The string formatting code has a test to switch to Unicode when %s
sees a Unicode argument. Unfortunately this test was also executed
for %r, because %s and %r share almost all of their code. This meant
that, if u is a unicode object while repr(u) is an 8-bit string
containing ASCII characters, '%r' % u is a *unicode* string containing
only ASCII characters!
Fixed by executing the test only for %s.
Also fixed an error message -- %s argument has non-string str()

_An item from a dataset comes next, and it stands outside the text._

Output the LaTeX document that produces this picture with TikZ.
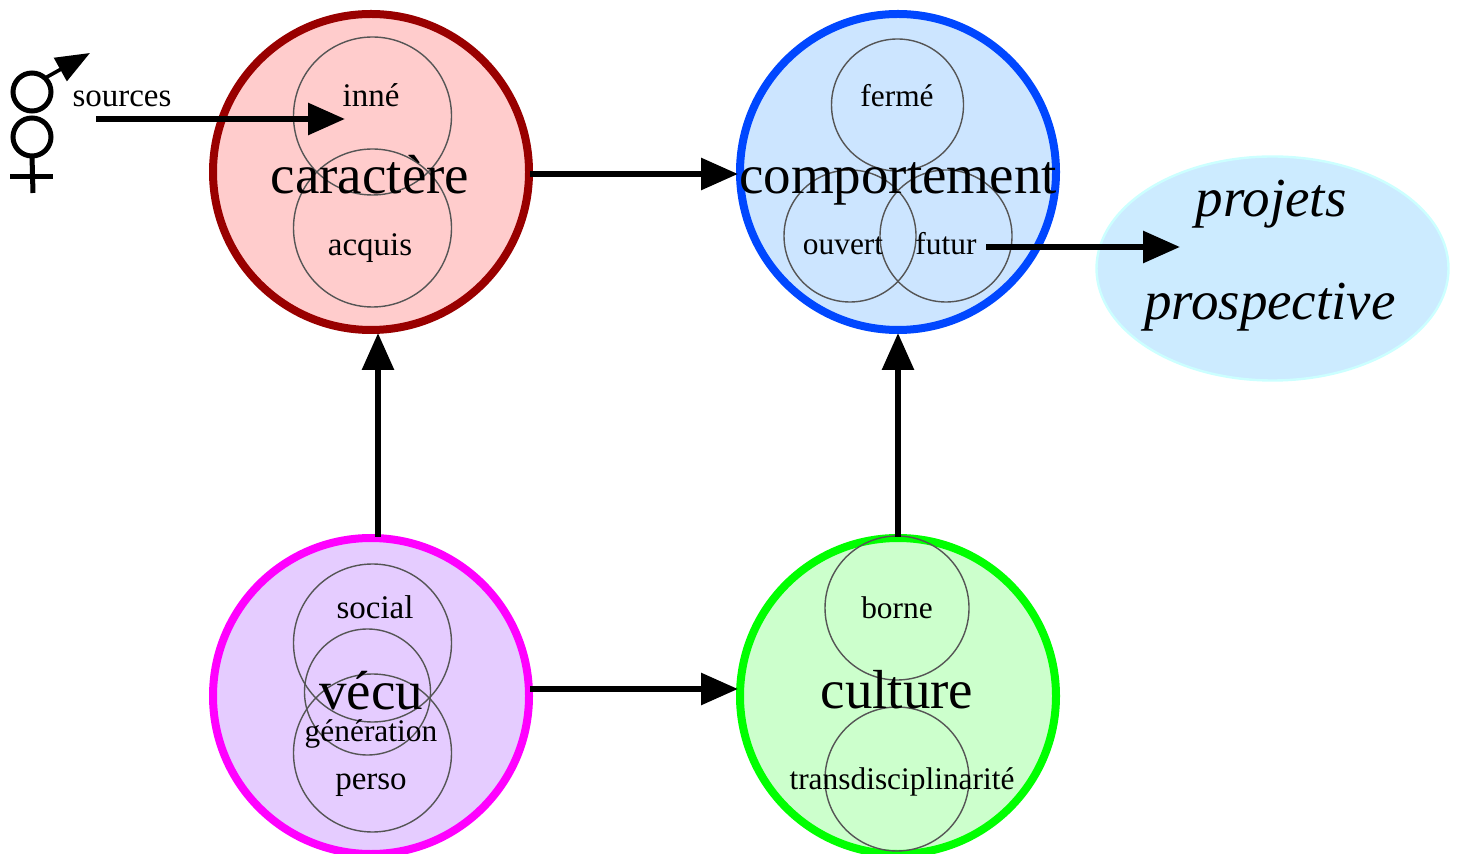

doesn't make sense for %r, so the error message now differentiates
between %s and %r.
diff --git a/Objects/stringobject.c b/Objects/stringobject.c
index 932ef51..52f96ff 100644
--- a/Objects/stringobject.c
+++ b/Objects/stringobject.c
@@ -3858,7 +3858,6 @@
len = 1;
break;
case 's':
- case 'r':
#ifdef Py_USING_UNICODE
if (PyUnicode_Check(v)) {
fmt = fmt_start;
@@ -3866,6 +3865,8 @@
goto unicode;
}
#endif
+ /* Fall through */
+ case 'r':
if (c == 's')
temp = PyObject_Str(v);
else
@@ -3874,7 +3875,9 @@
goto error;
if (!PyString_Check(temp)) {
PyErr_SetString(PyExc_TypeError,
- "%s argument has non-string str()");
+ c == 's' ?
+ "%s argument has non-string str()" :
+ "%r argument has non-string repr()");
Py_DECREF(temp);
goto error;
}